EXERCISE OBJECTIVE: Show each line of the data below that has the string "this" in it.

DATA FOR THE TASK:
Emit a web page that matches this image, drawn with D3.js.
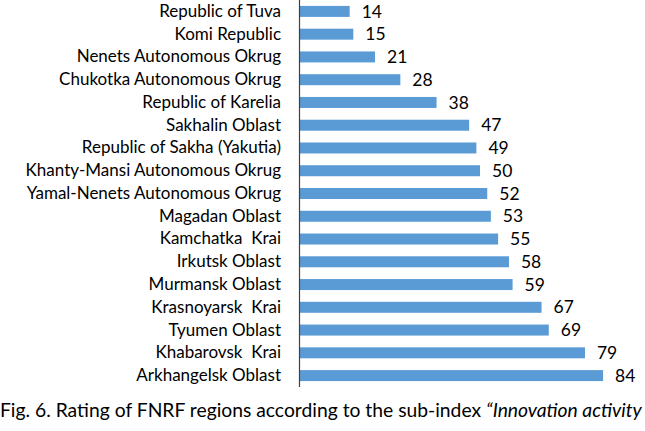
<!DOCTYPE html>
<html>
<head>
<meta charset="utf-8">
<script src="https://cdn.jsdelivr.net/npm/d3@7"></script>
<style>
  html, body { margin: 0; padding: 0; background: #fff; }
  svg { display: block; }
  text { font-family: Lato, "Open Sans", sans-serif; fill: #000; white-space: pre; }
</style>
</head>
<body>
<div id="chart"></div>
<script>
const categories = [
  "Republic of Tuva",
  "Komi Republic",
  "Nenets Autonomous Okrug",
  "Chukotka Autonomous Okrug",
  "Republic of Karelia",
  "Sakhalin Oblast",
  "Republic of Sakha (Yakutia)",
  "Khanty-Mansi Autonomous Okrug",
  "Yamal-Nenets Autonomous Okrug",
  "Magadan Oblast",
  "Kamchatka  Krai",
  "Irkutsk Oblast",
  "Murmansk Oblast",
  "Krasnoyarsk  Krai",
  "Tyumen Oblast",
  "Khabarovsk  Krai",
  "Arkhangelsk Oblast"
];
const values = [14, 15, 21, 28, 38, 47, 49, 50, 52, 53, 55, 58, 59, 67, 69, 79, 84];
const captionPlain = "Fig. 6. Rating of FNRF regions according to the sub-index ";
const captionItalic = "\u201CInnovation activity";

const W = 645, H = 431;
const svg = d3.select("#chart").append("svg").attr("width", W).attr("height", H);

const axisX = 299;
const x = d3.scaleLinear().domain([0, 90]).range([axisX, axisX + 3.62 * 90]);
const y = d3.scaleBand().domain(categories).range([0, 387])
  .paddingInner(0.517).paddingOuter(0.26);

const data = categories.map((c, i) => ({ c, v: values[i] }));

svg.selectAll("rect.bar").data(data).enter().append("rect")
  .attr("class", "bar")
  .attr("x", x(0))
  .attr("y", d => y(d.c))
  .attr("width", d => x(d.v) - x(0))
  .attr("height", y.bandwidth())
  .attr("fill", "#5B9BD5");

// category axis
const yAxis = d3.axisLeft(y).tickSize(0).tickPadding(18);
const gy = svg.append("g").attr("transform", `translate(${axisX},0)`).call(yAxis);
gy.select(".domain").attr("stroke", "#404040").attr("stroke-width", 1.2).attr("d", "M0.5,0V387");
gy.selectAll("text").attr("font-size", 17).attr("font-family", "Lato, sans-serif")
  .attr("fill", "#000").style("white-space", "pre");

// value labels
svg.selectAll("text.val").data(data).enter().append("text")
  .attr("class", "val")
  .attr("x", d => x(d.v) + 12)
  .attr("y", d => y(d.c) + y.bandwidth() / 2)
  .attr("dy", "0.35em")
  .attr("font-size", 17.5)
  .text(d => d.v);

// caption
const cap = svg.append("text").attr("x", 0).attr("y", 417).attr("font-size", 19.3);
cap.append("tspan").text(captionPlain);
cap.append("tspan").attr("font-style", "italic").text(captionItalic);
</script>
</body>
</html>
* * *
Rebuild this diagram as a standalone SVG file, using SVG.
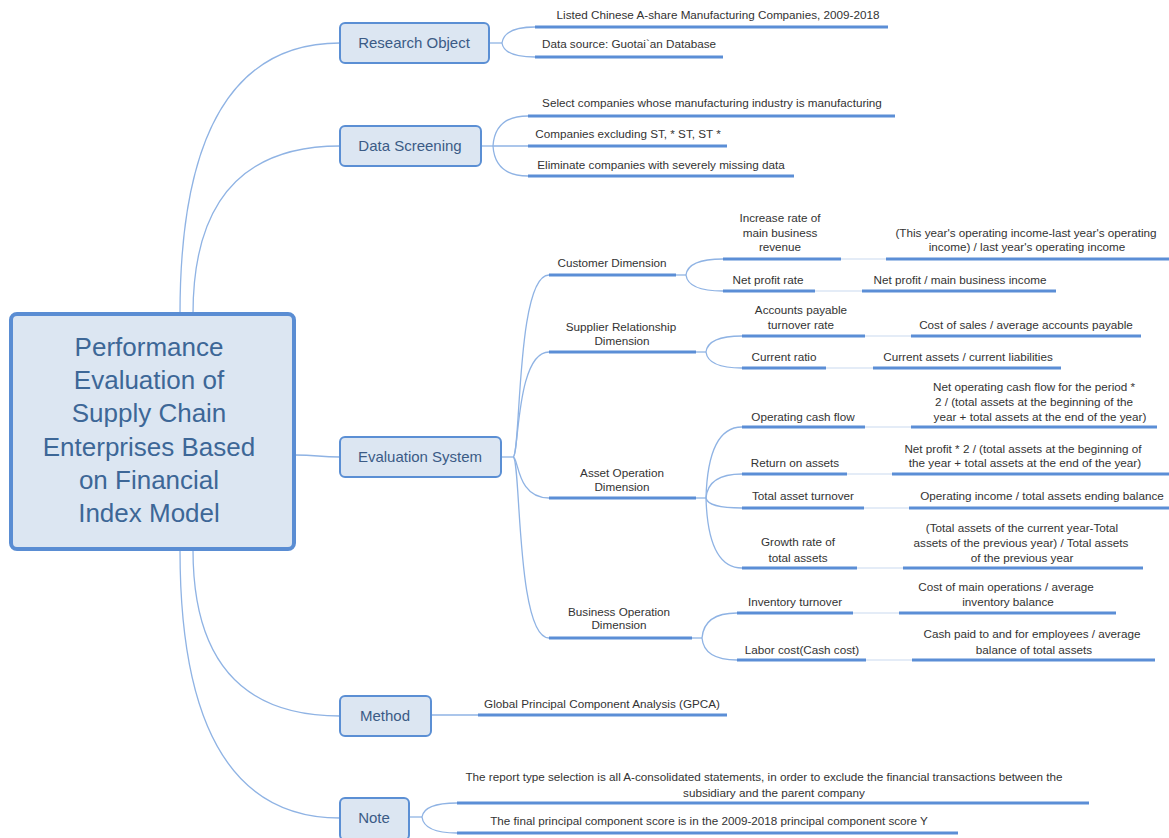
---
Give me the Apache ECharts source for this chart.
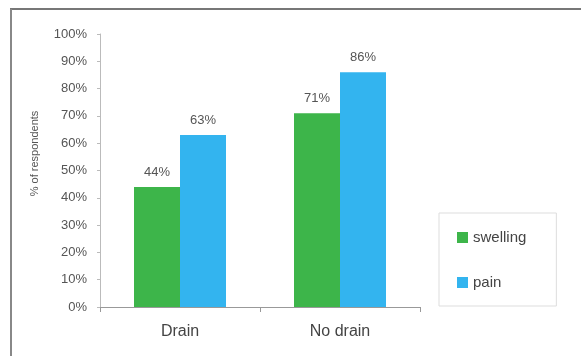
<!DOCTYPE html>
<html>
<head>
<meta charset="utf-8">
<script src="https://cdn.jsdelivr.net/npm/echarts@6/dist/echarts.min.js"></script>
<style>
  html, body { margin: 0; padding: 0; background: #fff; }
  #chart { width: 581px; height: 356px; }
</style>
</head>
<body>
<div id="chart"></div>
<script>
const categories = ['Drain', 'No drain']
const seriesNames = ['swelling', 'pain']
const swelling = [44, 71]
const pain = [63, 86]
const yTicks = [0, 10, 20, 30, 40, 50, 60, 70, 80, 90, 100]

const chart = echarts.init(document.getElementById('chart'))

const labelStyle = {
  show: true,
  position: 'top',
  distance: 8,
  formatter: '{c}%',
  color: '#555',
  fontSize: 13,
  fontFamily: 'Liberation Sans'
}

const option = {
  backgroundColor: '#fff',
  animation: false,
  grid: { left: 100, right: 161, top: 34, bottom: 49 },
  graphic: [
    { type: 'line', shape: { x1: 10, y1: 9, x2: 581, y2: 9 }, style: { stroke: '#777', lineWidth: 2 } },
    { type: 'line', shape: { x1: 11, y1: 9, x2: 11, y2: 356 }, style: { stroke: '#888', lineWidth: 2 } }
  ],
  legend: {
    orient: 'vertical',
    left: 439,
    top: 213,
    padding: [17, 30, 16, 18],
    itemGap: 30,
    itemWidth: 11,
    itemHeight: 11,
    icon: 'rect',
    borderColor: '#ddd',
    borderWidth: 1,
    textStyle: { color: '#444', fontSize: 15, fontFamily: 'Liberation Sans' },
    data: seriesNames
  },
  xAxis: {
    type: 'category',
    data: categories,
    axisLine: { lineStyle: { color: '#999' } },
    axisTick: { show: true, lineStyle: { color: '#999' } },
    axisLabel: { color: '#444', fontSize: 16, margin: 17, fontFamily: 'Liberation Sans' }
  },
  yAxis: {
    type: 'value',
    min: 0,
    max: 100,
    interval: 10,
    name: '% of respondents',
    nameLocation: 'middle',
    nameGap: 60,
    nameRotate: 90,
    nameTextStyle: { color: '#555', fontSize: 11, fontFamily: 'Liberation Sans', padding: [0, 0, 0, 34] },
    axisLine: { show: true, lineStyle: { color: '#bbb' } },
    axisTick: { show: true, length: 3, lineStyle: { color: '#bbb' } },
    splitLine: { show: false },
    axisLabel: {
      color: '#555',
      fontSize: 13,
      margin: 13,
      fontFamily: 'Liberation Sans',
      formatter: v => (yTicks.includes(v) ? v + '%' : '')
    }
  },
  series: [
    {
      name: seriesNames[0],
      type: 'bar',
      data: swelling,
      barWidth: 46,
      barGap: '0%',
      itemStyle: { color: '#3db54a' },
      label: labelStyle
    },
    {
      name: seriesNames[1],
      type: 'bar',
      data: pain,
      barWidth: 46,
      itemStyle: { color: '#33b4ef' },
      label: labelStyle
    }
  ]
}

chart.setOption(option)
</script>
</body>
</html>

RESULT:
Emit a web page that matches this image, drawn with D3.js.
Rebuild this diagram as a standalone SVG file, using SVG.
Give me the Apache ECharts source for this chart.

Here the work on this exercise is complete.